Deja que todo pase. Hace un tiempo que la hija de una buena amiga concluyó sus estudios de enfermería. Un excepcional currículum académico al servicio de su vocación amable y servicial. La situación del mercado laboral andaba por entonces complicada, la crisis de las subprimes nos había dejado a todos con la sonrisa boba que nos dibujan los prestidigitadores. No le quedó más remedio que desviar la vista hacia el norte de Europa donde parecía aclararse el horizonte. Mientras esperaba una mejoría de los acontecimientos que colorease el paisaje de sus veinte años, un ciudadano chino de Wuham se zampó un murciélago para desayunar. Este hecho cambiaría significativamente las oportunidades laborales de Ana, que así se llama la hija de mi amiga, pero eso sería después. Por el momento, sus opciones estaban secuestradas por una negligente política de recortes en la sanidad que procesionaba inadvertida por sus vecinos. A todo esto, al ciudadano chino le subió la fiebre.

La belleza y el terror. Días de estudio y camaradería, los exámenes, la primera práctica, el diploma de enfermería enmarcado sobre uno de los tabiques de su madre, la ilusión y el paro. La situación se complicó y, mientras en China se construían hospitales de un solo uso y los países comenzaban a cerrar sus fronteras, España abrazó la hospitalidad como arma frente a las alarmas. Libertad de circulación de cualquier forastero, ya venga de Schengen, del norte de Italia o de la mismísima Beijing. Y Ana, como el resto de los españoles, contempló con la misma sonrisa boba que nos robó Lehman Brothers, la pasividad de nuestras autoridades ante el alarmismo de ciertos países. Sin lugar a dudas peor informados que nosotros. Ana continuaba en el paro, pero al menos confiaba que dentro de nuestras fronteras no existía ningún peligro como el que afectaba a gran parte del mundo. En este afortunado país, tan alegre y cordial, tenemos recursos suficientes para curar un resfriado. Al menos eso nos decían los expertos en pandemias para acallar las advertencias de los agoreros. Por cierto, el de Wuhan no logró superar la enfermedad.

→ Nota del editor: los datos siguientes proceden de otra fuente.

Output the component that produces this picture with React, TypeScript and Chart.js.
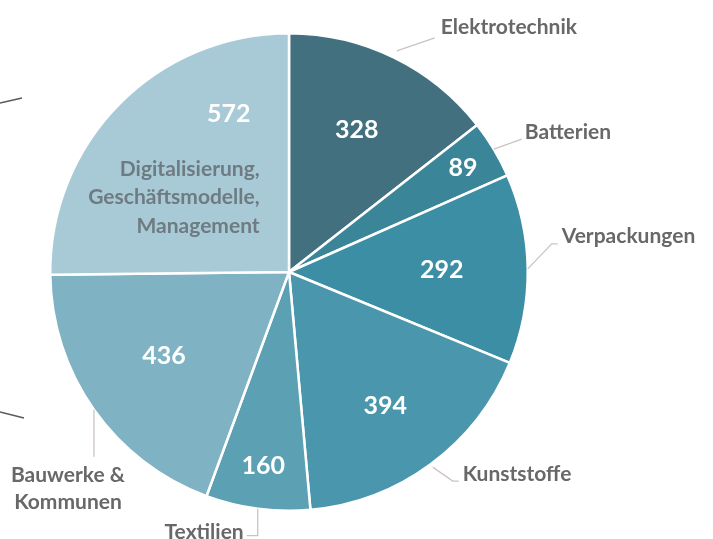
import React, { useEffect, useRef } from "react";
import { Chart, registerables } from "chart.js";

Chart.register(...registerables);

const categories = [
  "Elektrotechnik",
  "Batterien",
  "Verpackungen",
  "Kunststoffe",
  "Textilien",
  "Bauwerke & Kommunen",
  "Digitalisierung, Geschäftsmodelle, Management",
];
const values = [328, 89, 292, 394, 160, 436, 572];
const colors = ["#42707f", "#3b8599", "#3b8ea3", "#4a97ad", "#5ca0b4", "#7fb2c3", "#a8cad6"];

// outer label lines (text lines per slice; null = label inside)
const outerText: (string[] | null)[] = [
  ["Elektrotechnik"],
  ["Batterien"],
  ["Verpackungen"],
  ["Kunststoffe"],
  ["Textilien"],
  ["Bauwerke &", "Kommunen"],
  null,
];
const innerText = ["Digitalisierung,", "Geschäftsmodelle,", "Management"];

// placement (styles / positions), not data
const numPlace = [
  { f: 0.49, r: 0.66 },
  { f: 0.5, r: 0.85 },
  { f: 0.5, r: 0.64 },
  { f: 0.51, r: 0.69 },
  { f: 0.5, r: 0.82 },
  { f: 0.52, r: 0.63 },
  { f: 0.77, r: 0.71 },
];
const callouts = [
  { f: 0.5, r: 1.03, path: [[38, -13]], tx: 6, ty: -4, align: "left" },
  { f: 0.5, r: 1.0, path: [[28, -10]], tx: 3, ty: 0, align: "left" },
  { f: 0.5, r: 1.0, path: [[24, -25], [6, 0]], tx: 4, ty: -1, align: "left" },
  { f: 0.5, r: 1.015, path: [[20, 14], [6, 0]], tx: 4, ty: 0, align: "left" },
  { f: 0.5, r: 1.0, path: [[0, 27], [-11, 0]], tx: -3, ty: 3, align: "right" },
  { f: 0.5, r: 1.0, path: [[0, 47]], tx: -26, ty: 25, align: "center" },
  null,
];

const labelPlugin = {
  id: "labels",
  afterDatasetsDraw(chart: any) {
    const ctx = chart.ctx;
    const meta = chart.getDatasetMeta(0);
    ctx.save();
    meta.data.forEach((arc: any, i: number) => {
      const { x, y, startAngle, endAngle, outerRadius } = arc.getProps(
        ["x", "y", "startAngle", "endAngle", "outerRadius"],
        true
      );
      // numbers
      const np = numPlace[i];
      const a = startAngle + (endAngle - startAngle) * np.f;
      const nx = x + Math.cos(a) * outerRadius * np.r;
      const ny = y + Math.sin(a) * outerRadius * np.r;
      ctx.fillStyle = "#ffffff";
      ctx.font = "bold 25px Lato";
      ctx.textAlign = "center";
      ctx.textBaseline = "middle";
      ctx.fillText(String(values[i]), nx, ny);
      if (i === 6) {
        ctx.fillStyle = "#6f7b82";
        ctx.font = "bold 21px Lato";
        ctx.textAlign = "right";
        ctx.textBaseline = "alphabetic";
        innerText.forEach((t, k) => ctx.fillText(t, nx + 31, ny + 62 + k * 28.5));
      }
      const c = callouts[i];
      const txt = outerText[i];
      if (c && txt) {
        const ca = startAngle + (endAngle - startAngle) * c.f;
        let px = x + Math.cos(ca) * outerRadius * c.r;
        let py = y + Math.sin(ca) * outerRadius * c.r;
        ctx.strokeStyle = "#cdc2c2";
        ctx.lineWidth = 1.3;
        ctx.beginPath();
        ctx.moveTo(px, py);
        c.path.forEach(([dx, dy]) => {
          px += dx;
          py += dy;
          ctx.lineTo(px, py);
        });
        ctx.stroke();
        ctx.fillStyle = "#686868";
        ctx.font = "bold 21px Lato";
        ctx.textAlign = c.align;
        ctx.textBaseline = "alphabetic";
        txt.forEach((t, k) => ctx.fillText(t, px + c.tx, py + c.ty + k * 27));
      }
    });
    // cropped leader lines at the left edge
    ctx.strokeStyle = "#5a5a5a";
    ctx.lineWidth = 1.5;
    ctx.beginPath();
    ctx.moveTo(0, 103);
    ctx.lineTo(22, 98);
    ctx.moveTo(0, 412);
    ctx.lineTo(24, 418);
    ctx.stroke();
    ctx.restore();
  },
};

export default function App() {
  const ref = useRef<HTMLCanvasElement>(null);
  useEffect(() => {
    if (!ref.current) return;
    const chart = new Chart(ref.current, {
      type: "pie",
      data: {
        labels: categories,
        datasets: [
          {
            data: values,
            backgroundColor: colors,
            borderColor: "#ffffff",
            borderWidth: 2.5,
          },
        ],
      },
      options: {
        responsive: false,
        animation: false,
        layout: { padding: { left: 49, right: 184, top: 32, bottom: 27 } },
        plugins: { legend: { display: false }, tooltip: { enabled: false } },
      },
      plugins: [labelPlugin],
    });
    return () => chart.destroy();
  }, []);
  return (
    <div style={{ position: "fixed", left: 0, top: 0, width: 713, height: 539, background: "#fff" }}>
      <canvas ref={ref} width={713} height={539} />
    </div>
  );
}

Tú sigue adelante. Sube la fiebre en España. De pronto, aquel virus que nada tenía que ver con nosotros, aprende el castellano y se instala en un apartamento de Lavapiés. Al fin se abren expectativas para Ana, si bien sospecha de la precipitación con la que se le solicita que se instale en Barcelona para trabajar en la sanidad pública. Su primer día de trabajo es caótico. La realidad no tiene parecido con las prácticas. Todo el mundo parece huir por un laberinto sanitario y nadie le proporciona los medios de protección para tratar a los pacientes que acuden en desbandada al Vall d'Hebrón. Su vocación se sobrepone a la circunstancia y comienza a atender enfermos sin atender horarios. Ana no duró ni un mes en su puesto de trabajo. El Covid-19 se abrazó a ella y juntos se mudaron a un pisito compartido desde donde escucha, todas las tardes a partir de las ocho, los aplausos de sus vecinos para paliar la fiebre.

Ningún sentimiento es definitivo. El pasado martes celebramos el día de la enfermería. Me acordé de Ana y de su vocación. Me acordé de todos los enfermos ingresados que necesitan a que personas como Ana no pierdan la vocación. Para esas personas dedico el poema de cuatro versos de Rilke que he escondido en la primera frase de cada párrafo. Ese es mi aplauso de hoy para vosotros. Los demás aplausos me los reservo para reivindicar vuestro puesto de trabajo cuando nos argumenten nuevos recortes en sanidad.